Exploring the Dyson Ring: Parameters, Stability and Helical Orbit
Teerth Raval, Dhruv Srikanth
TL;DR
The paper investigates a Dyson ring around the Sun as a habitable megastructure, deriving parameterized gravity from a toroidal ring and assessing stability under radial and axial perturbations. It introduces a multi-purpose, non-Earth-like orbit concept called the God Orbit, combining Revolution around the Sun and Rotation around the ring to produce a helical Coiling trajectory, demonstrated via Cowell’s method and numerical force visualization. Key contributions include explicit ring parameters ($R=1\ \mathrm{AU}$, $R_c=6.371\times10^6$ m, $\rho=2267\ \mathrm{kg\,m^{-3}}$, $m=2.725\times10^{29}$ kg), a semi-analytic gravity framework with $F_{tan}$ vanishing and non-elementary $F_{rad}$ and $F_z$, and a validated coiling orbit with period close to one year.
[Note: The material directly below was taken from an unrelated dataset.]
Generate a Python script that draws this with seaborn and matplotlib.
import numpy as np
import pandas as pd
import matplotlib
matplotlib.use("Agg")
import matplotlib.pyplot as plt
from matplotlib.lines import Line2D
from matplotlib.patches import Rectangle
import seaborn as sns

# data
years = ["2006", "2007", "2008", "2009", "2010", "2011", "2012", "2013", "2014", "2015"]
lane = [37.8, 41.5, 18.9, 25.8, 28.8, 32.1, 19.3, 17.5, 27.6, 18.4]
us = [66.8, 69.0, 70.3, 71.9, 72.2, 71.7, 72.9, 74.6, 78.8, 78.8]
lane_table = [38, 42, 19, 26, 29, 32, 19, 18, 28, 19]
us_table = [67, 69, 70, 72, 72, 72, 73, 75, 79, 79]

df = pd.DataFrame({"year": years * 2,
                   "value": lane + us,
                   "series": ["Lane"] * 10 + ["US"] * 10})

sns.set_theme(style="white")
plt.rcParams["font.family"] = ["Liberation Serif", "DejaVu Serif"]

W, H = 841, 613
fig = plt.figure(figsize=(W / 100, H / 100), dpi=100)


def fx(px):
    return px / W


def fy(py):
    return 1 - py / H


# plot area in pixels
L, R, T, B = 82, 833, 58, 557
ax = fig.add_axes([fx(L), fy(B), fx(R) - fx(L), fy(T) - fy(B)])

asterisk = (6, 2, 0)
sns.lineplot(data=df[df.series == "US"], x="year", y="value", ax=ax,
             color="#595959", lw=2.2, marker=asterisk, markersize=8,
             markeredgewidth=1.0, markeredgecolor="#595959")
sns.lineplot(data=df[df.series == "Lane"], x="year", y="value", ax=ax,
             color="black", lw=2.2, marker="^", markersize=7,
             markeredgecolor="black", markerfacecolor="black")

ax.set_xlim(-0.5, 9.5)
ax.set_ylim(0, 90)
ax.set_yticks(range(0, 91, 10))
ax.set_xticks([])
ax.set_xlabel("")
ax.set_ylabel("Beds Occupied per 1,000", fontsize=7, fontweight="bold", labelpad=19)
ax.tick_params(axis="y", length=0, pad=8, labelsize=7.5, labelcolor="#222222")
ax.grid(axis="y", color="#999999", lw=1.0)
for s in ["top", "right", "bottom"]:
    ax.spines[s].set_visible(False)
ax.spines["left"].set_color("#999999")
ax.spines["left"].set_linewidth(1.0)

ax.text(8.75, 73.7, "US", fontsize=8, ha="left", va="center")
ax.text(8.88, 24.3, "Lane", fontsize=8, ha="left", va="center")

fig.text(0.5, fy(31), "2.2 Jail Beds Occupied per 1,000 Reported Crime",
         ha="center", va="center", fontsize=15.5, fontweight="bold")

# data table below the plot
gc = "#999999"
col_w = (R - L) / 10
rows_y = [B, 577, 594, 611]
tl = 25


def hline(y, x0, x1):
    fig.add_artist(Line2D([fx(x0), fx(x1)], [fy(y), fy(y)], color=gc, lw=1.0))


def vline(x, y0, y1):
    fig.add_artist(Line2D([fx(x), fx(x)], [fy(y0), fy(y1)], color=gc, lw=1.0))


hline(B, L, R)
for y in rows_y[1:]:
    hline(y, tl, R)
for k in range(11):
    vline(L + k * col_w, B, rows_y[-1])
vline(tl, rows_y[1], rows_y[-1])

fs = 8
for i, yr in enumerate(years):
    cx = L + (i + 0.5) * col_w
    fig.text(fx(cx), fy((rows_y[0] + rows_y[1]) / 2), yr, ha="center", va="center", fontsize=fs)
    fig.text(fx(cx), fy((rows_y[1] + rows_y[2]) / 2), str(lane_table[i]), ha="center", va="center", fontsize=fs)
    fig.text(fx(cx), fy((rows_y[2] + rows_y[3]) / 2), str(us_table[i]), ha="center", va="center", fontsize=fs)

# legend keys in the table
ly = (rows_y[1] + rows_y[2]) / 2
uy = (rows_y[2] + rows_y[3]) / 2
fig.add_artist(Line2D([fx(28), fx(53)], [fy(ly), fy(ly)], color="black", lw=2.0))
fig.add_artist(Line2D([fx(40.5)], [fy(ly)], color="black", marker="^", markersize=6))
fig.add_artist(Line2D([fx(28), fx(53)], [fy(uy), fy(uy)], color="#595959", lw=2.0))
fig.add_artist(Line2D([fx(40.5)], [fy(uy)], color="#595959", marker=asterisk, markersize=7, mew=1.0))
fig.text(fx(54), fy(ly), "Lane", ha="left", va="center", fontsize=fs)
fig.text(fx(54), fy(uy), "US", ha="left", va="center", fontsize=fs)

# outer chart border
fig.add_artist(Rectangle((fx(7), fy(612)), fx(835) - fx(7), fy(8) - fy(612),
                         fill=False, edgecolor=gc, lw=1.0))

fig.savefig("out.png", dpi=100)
The work highlights the potential feasibility and methods for habitability studies of megastructures and offers a general orbit-estimation approach for complex gravitational fields that go beyond analytic solutions.
Abstract
A Dyson ring is a hypothetical megastructure, that a very advanced civilization would build around a star to harness more of its energy. Satellite propagation is of high priority in such a vast world where distances could very well be measured in astronomical units. We analyze the ring's parameters and stability and propose a stable helical orbit around the Dyson ring influenced by the gravity of the Dyson ring and the Sun. Taking theoretically explainable values for all parameters, we describe our approach to finding this orbit and present the successful simulation of a satellite's flight in this path.